Fran Cisco
Fran Cisco

Reputation: 1

-Wunused-variable compiler says ERROR

Recently I'm starting to program in C + + (I come from Java, and it costs me a little change haha). Under Windows everything right. The problem is that I switched to Linux and this is where I have problems with the compiler. It is usually when you declare a variable and is not used, the compiler displays a "warning" saying that the variable is not used, but I (under linuxmint 15) throws me as "error" and leaves no compile: C. I do not know if anyone has this happened, but I'm sick at the time of making large programs (more than one class).
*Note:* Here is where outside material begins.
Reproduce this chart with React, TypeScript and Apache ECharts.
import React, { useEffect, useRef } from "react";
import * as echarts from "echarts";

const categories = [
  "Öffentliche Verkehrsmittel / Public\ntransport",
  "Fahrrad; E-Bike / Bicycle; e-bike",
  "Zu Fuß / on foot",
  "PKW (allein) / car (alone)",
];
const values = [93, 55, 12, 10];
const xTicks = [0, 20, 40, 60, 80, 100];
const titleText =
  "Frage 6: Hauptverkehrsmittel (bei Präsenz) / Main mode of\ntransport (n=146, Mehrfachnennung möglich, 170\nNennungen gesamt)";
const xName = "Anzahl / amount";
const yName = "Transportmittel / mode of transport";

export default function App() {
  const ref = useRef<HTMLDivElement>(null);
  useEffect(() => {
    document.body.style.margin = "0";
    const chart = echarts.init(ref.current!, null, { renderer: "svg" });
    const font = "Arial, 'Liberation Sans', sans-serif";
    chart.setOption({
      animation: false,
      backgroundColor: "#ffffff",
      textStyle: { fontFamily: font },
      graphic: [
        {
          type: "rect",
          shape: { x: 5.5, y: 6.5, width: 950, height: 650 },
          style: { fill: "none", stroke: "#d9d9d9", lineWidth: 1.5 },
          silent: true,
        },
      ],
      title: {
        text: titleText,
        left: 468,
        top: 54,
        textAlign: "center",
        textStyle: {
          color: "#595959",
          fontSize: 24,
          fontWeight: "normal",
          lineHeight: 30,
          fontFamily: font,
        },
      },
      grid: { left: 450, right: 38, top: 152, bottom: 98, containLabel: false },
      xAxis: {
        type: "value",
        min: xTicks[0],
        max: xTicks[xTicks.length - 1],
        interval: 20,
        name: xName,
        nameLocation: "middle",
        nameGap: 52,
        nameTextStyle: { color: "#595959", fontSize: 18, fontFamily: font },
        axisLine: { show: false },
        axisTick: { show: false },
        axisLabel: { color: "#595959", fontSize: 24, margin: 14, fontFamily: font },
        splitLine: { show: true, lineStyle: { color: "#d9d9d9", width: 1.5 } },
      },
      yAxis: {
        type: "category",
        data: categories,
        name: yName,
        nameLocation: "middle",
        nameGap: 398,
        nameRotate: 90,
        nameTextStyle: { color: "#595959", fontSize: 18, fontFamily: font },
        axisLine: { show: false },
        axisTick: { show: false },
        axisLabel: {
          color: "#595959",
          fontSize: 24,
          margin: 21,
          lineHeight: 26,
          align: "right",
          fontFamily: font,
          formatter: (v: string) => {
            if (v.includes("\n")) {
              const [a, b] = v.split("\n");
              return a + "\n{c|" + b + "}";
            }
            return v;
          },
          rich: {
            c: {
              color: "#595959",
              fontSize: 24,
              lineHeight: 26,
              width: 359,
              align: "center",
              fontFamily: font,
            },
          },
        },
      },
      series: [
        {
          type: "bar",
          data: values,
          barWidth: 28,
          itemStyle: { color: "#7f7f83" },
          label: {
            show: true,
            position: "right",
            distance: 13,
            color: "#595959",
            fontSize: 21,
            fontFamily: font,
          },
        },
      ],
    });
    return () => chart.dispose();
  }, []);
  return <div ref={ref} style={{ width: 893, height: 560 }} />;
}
a little example: enter image description here

Upvotes: 0

Views: 12536

Answers (1)

kfsone
kfsone

Reputation: 24249

The unusued variable warning is the result of invoking GCC with either

g++ -Wunused-variable ...

If this is the case, don't specify that argument. Or it's because of -Wall:

g++ -Wall ...

In which case, specify -Wno-unused-variable

It's being thrown as an error because you have the '-Werror' argument too.

There are a few reasons for this warning: It is possible to "shadow" variables between scopes in C++ and so a common cause of unused variables is when you have two variables of the same name.

int i = 5;
for (int i = 0; i < 10; ++i) { // << this is SECOND variable called i that hides the previous
}
if (day == "Monday") {
    int i; // << you can't see the second i here, this is a third that also hides the first.
    ...
}
// std::cout << "i = " << i << std::endl; // we can see original i again here

There are two variables called "i" here. If you uncommented the last line, it would print 5, unrelated to the two additional variables called 'i'.

Without the std::cout, though, the original, outer, i is never used. Perhaps that last "int i" is an error.

Another common problem relates to the ability to have global variables in C++

int Whoops; // GLOBAL: NEVER EVER TOUCH THIS.

int func() {
    int whoops; // LOCAL: ALWAYS TOUCH THIS.
    Whoops = 42; // >W<hoops!
}

You would receive a warning that "whoops" was an unused variable to aide in detecting you had modified the wrong variable.